A moderator also has duties concerning the preparation of polling places, monitoring additional polling places, establishing procedures for polling places, certifying ballots, and handling ballots. RSA Chapter 657 and 658.

Assistant moderators have all the powers and duties above that the moderator may delegate to them, except that the moderator may not delegate to an assistant moderator the power of making the declaration of votes cast. RSA 40:3-a, RSA 658:7. Most important: these powers and duties are limited, and they do not authorize the provision of legal advice.

Shaughnessy, nevertheless, decided to provide the Town with legal advice. He admitted so in his recent Facebook post.

“The advice to not discuss matters relating to the pending investigation came from me, as a lawyer, advising someone who is the subject [of] a pending investigation that could support criminal charges (see RSA 661). Any notification to the Town Council would be subject to RSA 91-A (the right to know law), and any public statements could become fodder for social media which could impact the pending investigation. Standard legal advice.”

That sounds like standard legal advice, but Shaughnessy was not the Town’s attorney, and he conceded to the Executive Council he was not there as an attorney. He was the assistant moderator.

Executive Councilor Cinde Warmington (a Democrat and herself an attorney) focused on this issue on March 9. In response to the concerns Shaughnessy expressed to Town officials regarding the “email traffic” that could result from their discussion of the investigation (which would be subject to public disclosure under the Right-to-Know law), Warmington opined that Shaughnessy’s communication to those officials appeared to be “legal advice.”

At one point, she asked Shaughnessy, “Who was your client?” Shaughnessy responded the Town Moderator (Bill Klein) was his client, but then he conceded he was “not representing anybody in the legal sense.”

Although Warmington will likely vote for Shaughnessy’s confirmation, she isolated the most glaring problem with Shaughnessy: his provision of legal advice to the Town despite having no authority (either as assistant moderator and, particularly, not having been retained by the Town as its attorney) to do so.

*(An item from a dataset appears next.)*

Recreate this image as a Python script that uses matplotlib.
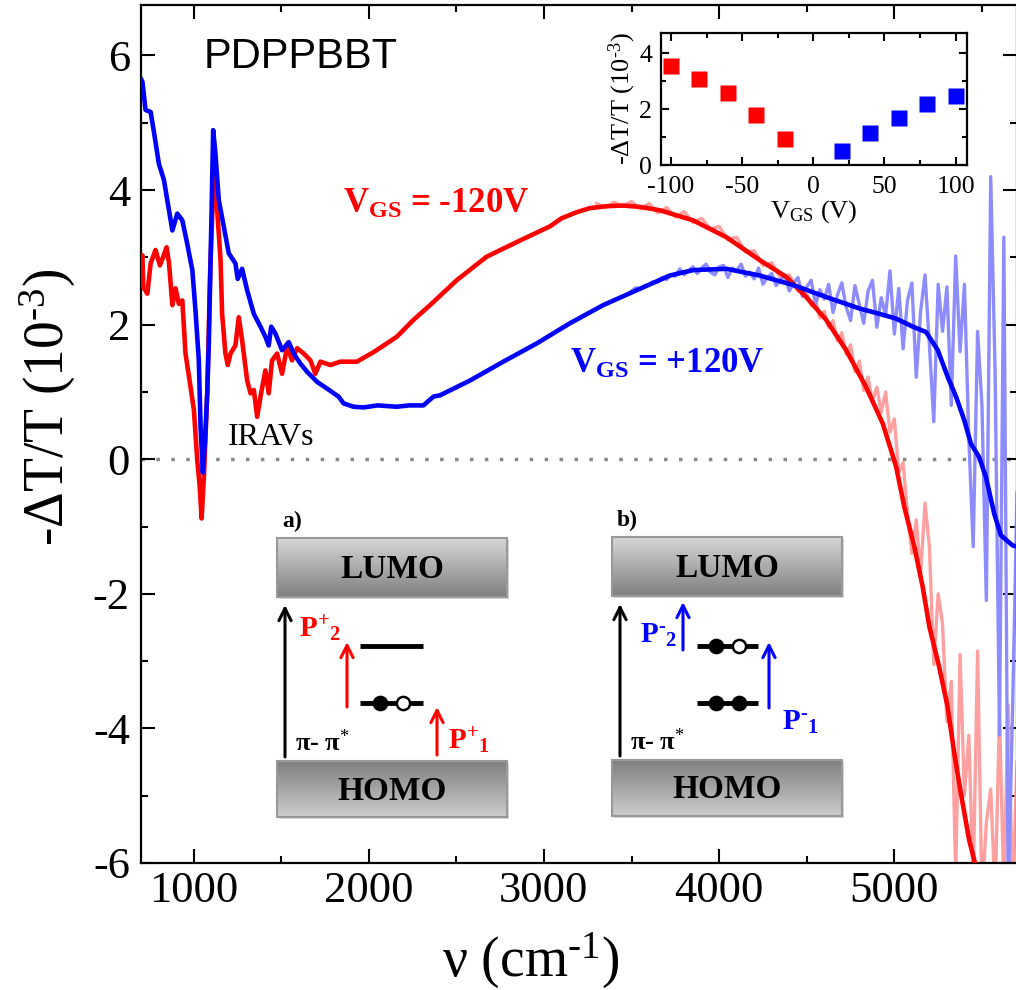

Shaughnessy’s decision to render legal advice in that instance should disqualify him from being a judge.

The Founders separated powers among three branches: among those is the power by our courts to interpret laws. That power, like its two counterparts (the executive and legislative branches), should be limited. A judge should interpret a law based on its text and original meaning.

This constraint means the law should govern, not the intent of a legislator, much less the preference of a judge.

The late Justice Antonin Scalia was highly critical of judges who say the law means whatever it ought to mean, ultimately based on their own policy preferences. Indeed, this practice becomes even more problematic when done by unelected judges. A judge – even a panel of judges sitting on an appellate court – can hardly be called a “representative assembly” of the people.

When judges deviate from these standards, the judiciary quickly becomes that which the Founders sought to prevent. We are a “government of laws,” and judges should faithfully apply those laws: the rule of law is predictable, is imbued with wisdom, and protects us from the government’s potential abuse of power.

Government officials are supposed to follow the limited laws that govern them. Judges, likewise, are supposed to adhere to their limited roles in our republic. If an official such as Shaughnessy ignores the fact he had no authority to provide legal advice to the Town, and acted outside of his authority in doing so, why should we trust that he would adhere to the law (and not act outside his authority) as a judge?

That is the question that should be asked. In this era where judges who actually follow and apply the law are hard to find, Shaughnessy does not deserve a vote of confidence.

 

 

Editors Note: An earlier version of this article had the citations in the wrong place. That was our fault, not the authors. They have been corrected.